Often leaders are selected because they are perceived as ‘safe’ choices. They have a business or political CV that provides a sense of safety to the selector, selection committee or the electorate. But we are moving through a time of great global change and our collective problems are many. We need to be brave enough to look for people who will lead us in new ways. The greatest leaders throughout history have been the disruptors. Those unafraid to question the status quo. We celebrate the Martin Luther Kings, the Gandhis, the changemakers in our history but they were not celebrated during their lifetimes. Existing systems made it difficult for them and no selection committee would have chosen them. Will we be the generation to change this trend? To accept and celebrate inspirational leaders and new styles of leadership when they appear during our lifetime.
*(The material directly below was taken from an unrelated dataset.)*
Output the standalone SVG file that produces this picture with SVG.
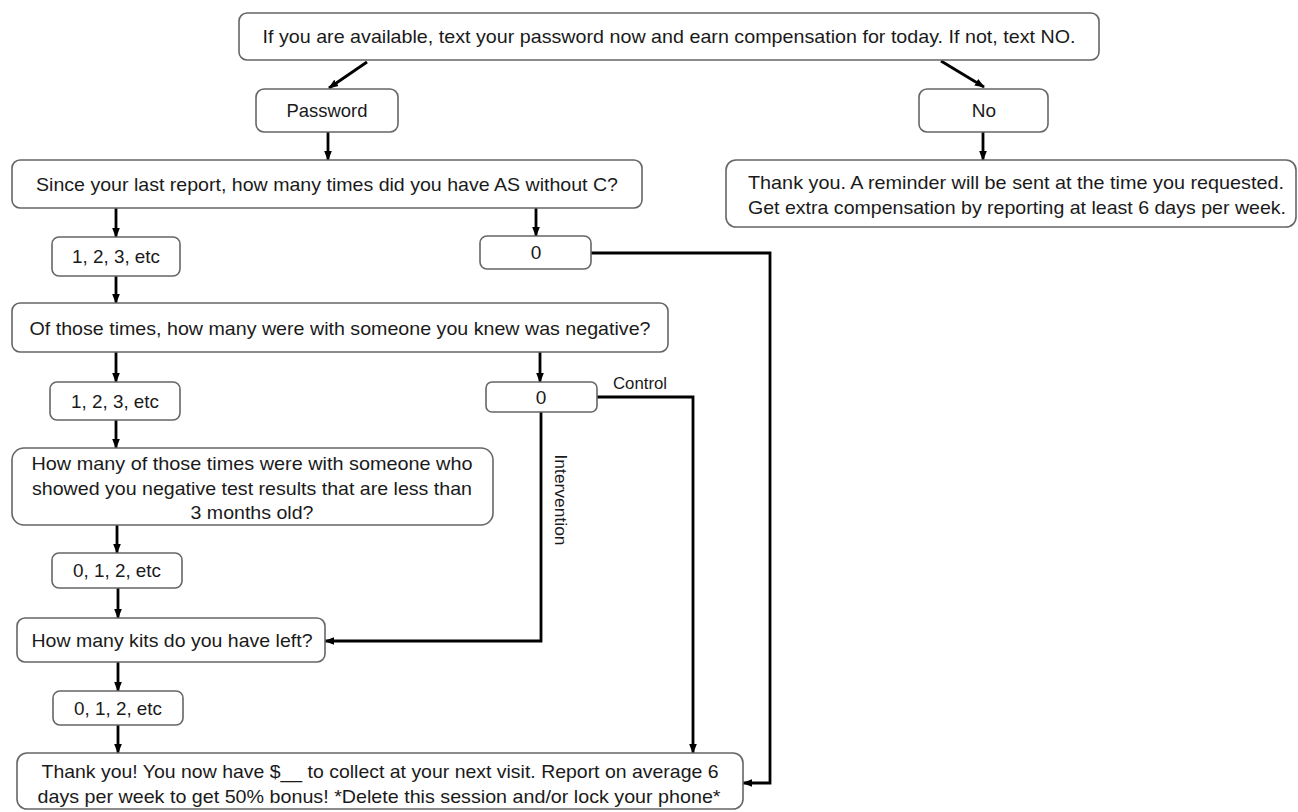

This is a conversation about courage. Our courage. It applies not just to those who lead but those who select them. Business leaders, HR people, recruiters, employees all the way to us as communities and the electorate. Will we be brave enough to choose someone who is different? A person who will disrupt the status quo and, by extension, disrupt all of us. This is the future of business leadership, executive committees, boards, and political parties if we want a different world. Brave leadership supported by us; brave people.
Who leads us and how they lead is our responsibility. It is easy to pontificate about how we would do it better, I know I do this all the time. But this is our choice to make. We must be brave enough to take a risk on new leaders, to be intentional with our voice and vote. We must also support leaders, new or existing, as they make difficult unpopular choices which serve our collective future but perhaps, in that decision, not you.
If we want the world to be better, we must first be better. Better at paying attention to what is happening around us, better in our choices and better in our sense of responsibility to each other. These are our choices to make. Better leadership starts with us.